Mais recentemente, o Palmeiras tem se firmado como o maior adversário do Flamengo – foram ambos que disputaram a Supercopa. E o técnico do Palmeiras é Abel Ferreira – outro português. Já o Internacional, vice-campeão do Brasileirão de 2020, é comandado pelo espanhol Miguel Ángel Ramírez.
“Os executivos estão pensando que, se eles trouxerem outras ‘mentes’, talvez possam ter o sucesso que Jorge Jesus teve no Flamengo. Eles querem algo diferente e acreditam que virá da Europa”, disse à Sky News o agente Ivan Jatobá.

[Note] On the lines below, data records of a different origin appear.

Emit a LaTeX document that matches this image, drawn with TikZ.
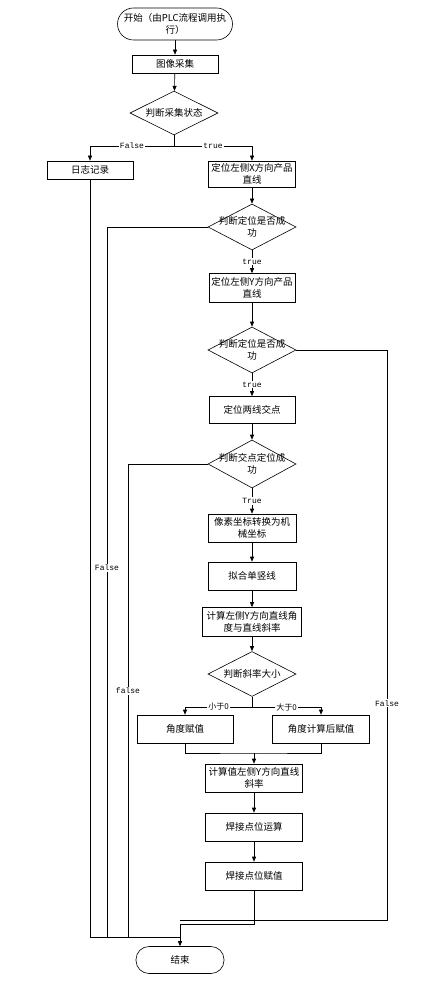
\documentclass[tikz,border=0pt]{standalone}
\usepackage{fontspec}
\newfontfamily\cjk{Noto Sans CJK SC}
\newfontfamily\lblfont{Liberation Mono}
\usetikzlibrary{shapes.geometric,arrows.meta}

\begin{document}
\begin{tikzpicture}[x=1pt,y=-1pt,line width=0.6pt,
  font={\cjk\fontsize{9.5}{12}\selectfont},
  box/.style={draw,rectangle,minimum height=28pt,minimum width=88pt,inner sep=1pt,align=center},
  term/.style={draw,rectangle,rounded corners=13pt,minimum width=88pt,minimum height=27pt,align=center},
  dec/.style={draw,diamond,minimum width=88pt,minimum height=46pt,inner sep=0pt},
  arr/.style={-{Triangle[length=5pt,width=4pt]}},
  lbl/.style={font={\lblfont\fontsize{8}{9}\selectfont},fill=white,inner sep=1pt},
  lblc/.style={font={\cjk\fontsize{8}{9}\selectfont},fill=white,inner sep=1pt}]

\useasboundingbox (0,0) rectangle (424,984);

% main column
\node[term,minimum width=115pt,minimum height=32pt,rounded corners=16pt] (st) at (175,24) {开始（由PLC流程调用执\\行）};
\node[box,minimum width=86pt,minimum height=18pt] (img) at (175,64) {图像采集};
\node[dec,minimum height=44pt,label={center:判断采集状态}] (d1) at (174,113) {};
\node[box,minimum width=86pt,minimum height=18pt] (log) at (90,170) {日志记录};
\node[box,minimum width=87pt,minimum height=26pt] (px) at (252,174) {定位左侧X方向产品\\直线};
\node[dec,label={[align=center]center:判断定位是否成\\功}] (d2) at (252,227) {};
\node[box,minimum width=86pt,minimum height=29pt] (py) at (252,288) {定位左侧Y方向产品\\直线};
\node[dec,label={[align=center]center:判断定位是否成\\功}] (d3) at (252,350) {};
\node[box,minimum width=86pt,minimum height=27pt] (cross) at (252,410) {定位两线交点};
\node[dec,minimum height=48pt,label={[align=center]center:判断交点定位成\\功}] (d4) at (252,464) {};
\node[box] (conv) at (252,528) {像素坐标转换为机\\械坐标};
\node[box] (fitl) at (252,576) {拟合单竖线};
\node[box,minimum width=99pt,minimum height=29pt] (calc) at (252,622) {计算左侧Y方向直线角\\度与直线斜率};
\node[dec,minimum height=45pt,label={center:判断斜率大小}] (d5) at (252,674) {};
\node[box,minimum width=96pt] (angA) at (185,729) {角度赋值};
\node[box,minimum width=97pt] (angB) at (321,729) {角度计算后赋值};
\node[box,minimum width=97pt] (slope) at (254,778) {计算值左侧Y方向直线\\斜率};
\node[box,minimum width=97pt] (weld) at (254,827) {焊接点位运算};
\node[box,minimum width=97pt] (wset) at (254,876) {焊接点位赋值};
\node[term] (end) at (180,960) {结束};

\coordinate (b1) at (174,146);
\coordinate (b2) at (252,707);
\coordinate (mg) at (254,753);
\coordinate (jn) at (180,937);
\coordinate (jr) at (180,920);
\coordinate (fl1) at (107,937);
\coordinate (fl2) at (128,937);
\coordinate (fr) at (387,920);

% connectors
\draw[arr] (st) -- (img);
\draw[arr] (img) -- (d1);
\draw (d1) -- (b1);
\draw[arr] (b1) -| node[lbl,pos=.25]{False} (log);
\draw[arr] (b1) -| node[lbl,pos=.25]{true} (px);
\draw[arr] (px) -- (d2);
\draw[arr] (d2) -- node[lbl]{true} (py);
\draw[arr] (py) -- (d3);
\draw[arr] (d3) -- node[lbl]{true} (cross);
\draw[arr] (cross) -- (d4);
\draw[arr] (d4) -- node[lbl]{True} (conv);
\draw[arr] (conv) -- (fitl);
\draw[arr] (fitl) -- (calc);
\draw[arr] (calc) -- (d5);
\draw (d5) -- (b2);
\draw[arr] (b2) -| node[lblc,pos=.25]{小于0} (angA);
\draw[arr] (b2) -| node[lblc,pos=.25]{大于0} (angB);
\draw (angA.south) |- (mg) -| (angB.south);
\draw[arr] (mg) -- (slope);
\draw[arr] (slope) -- (weld);
\draw[arr] (weld) -- (wset);
\draw[arr] (wset.south) -- ++(0,34) -| (end);

% false branches
\draw (log) |- (jn);
\draw (d2) -| node[lbl,pos=.74]{False} (fl1) -- (jn);
\draw (d4) -| node[lbl,pos=.74]{false} (fl2) -- (jn);
\draw (d3) -| node[lbl,pos=.81]{False} (fr) -- (jr);

\end{tikzpicture}
\end{document}
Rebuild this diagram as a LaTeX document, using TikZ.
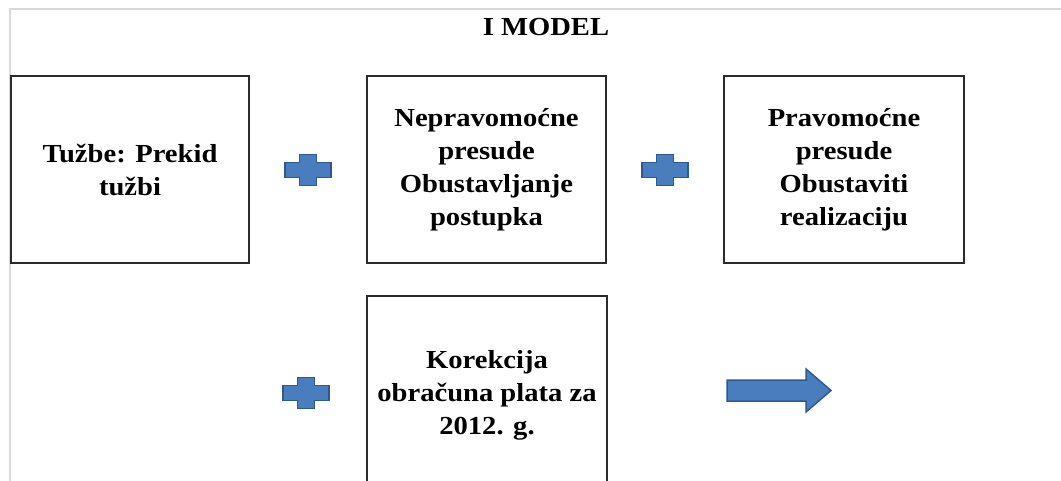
\documentclass[tikz,border=0pt]{standalone}
\usepackage{fontspec}
\setmainfont{Liberation Serif}[FakeStretch=1.1]
\definecolor{frameg}{HTML}{D9D9E0}
\definecolor{boxline}{HTML}{2B2B2B}
\definecolor{shapefill}{HTML}{4A7DBD}
\definecolor{shapeline}{HTML}{2F5A8E}
\tikzset{
  textbox/.style={draw=boxline, line width=2pt, fill=white, align=center,
    font=\fontsize{26}{33}\selectfont\bfseries, text=black, inner sep=0pt},
  titlefont/.style={font=\fontsize{26}{30}\selectfont\bfseries, text=black, inner sep=0pt},
  blueshape/.style={fill=shapefill, draw=shapeline, line width=1.5pt, line join=miter},
  plussign/.pic={
    \path[blueshape] (-23,-7.5) -- (-8.5,-7.5) -- (-8.5,-15.5) -- (8.5,-15.5) -- (8.5,-7.5)
      -- (23,-7.5) -- (23,7.5) -- (8.5,7.5) -- (8.5,15.5) -- (-8.5,15.5) -- (-8.5,7.5)
      -- (-23,7.5) -- cycle;
  }
}
\begin{document}
\begin{tikzpicture}[x=1pt,y=-1pt]
\clip (0,0) rectangle (1061,481);
\fill[white] (0,0) rectangle (1061,481);
% light frame
\draw[frameg, line width=2pt] (10,481) -- (10,9.5) -- (1061,9.5);
% title
\node[titlefont, anchor=base] (title) at (546,36) {I MODEL};
% boxes
\node[textbox, minimum width=238pt, minimum height=187pt] (b1) at (130,169.5)
  {Tužbe: Prekid\\tužbi};
\node[textbox, minimum width=239pt, minimum height=187pt] (b2) at (486.5,169.5)
  {Nepravomoćne\\presude\\Obustavljanje\\postupka};
\node[textbox, minimum width=240pt, minimum height=187pt] (b3) at (844,169.5)
  {Pravomoćne\\presude\\Obustaviti\\realizaciju};
\node[textbox, minimum width=240pt, minimum height=198pt] (b4) at (487,395)
  {Korekcija\\obračuna plata za\\2012. g.};
% plus signs
\pic at (308,170) {plussign};
\pic at (665,170) {plussign};
\pic at (306,393) {plussign};
% block arrow
\path[blueshape] (727,380) -- (806,380) -- (806,369) -- (831,390.5) -- (806,412)
  -- (806,401) -- (727,401) -- cycle;
\end{tikzpicture}
\end{document}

Alguns representantes da nova geração de técnicos acham que, para elevar o nível do futebol brasileiro, é preciso acabar com o troca-troca de treinadores e valorizar os profissionais nacionais. Um deles é Bruno Pivetti, que teve sua primeira experiência no Vitória, no ano passado, até ser demitido. Agora, está no Tombense.
“Existe uma cultura arraigada no futebol brasileiro entre presidentes, dirigentes, assessores, torcedores e mídia que diz que se demite o técnico se houver um resultado ruim. Isso leva a situações absurdas que ocorrem por causa dessa cultura de impaciência e convicção fraca”.
Para Pivetti, essa situação faz com que os treinadores evitem tomar riscos e fiquem sempre na sua zona de conforto – o que impede que o futebol brasileiro se torne mais competitivo e provoca, por exemplo, a redução de técnicos brasileiros comandando times no exterior.
Pivetti garante que os técnicos brasileiros se esforçam para obter conhecimento e evoluir as suas estratégias. “Eles (os clubes) estão habituados a procurar um nome, e não uma ideia, pois, para a maioria dos clubes, não existe uma definição sobre a forma como a equipe pretende jogar”.
O Brasileirão tem início previsto para 29 de maio com os novos limites para dar estabilidade aos técnicos. É uma mudança histórica. A partir do mês que vem, vamos poder avaliar o resultado.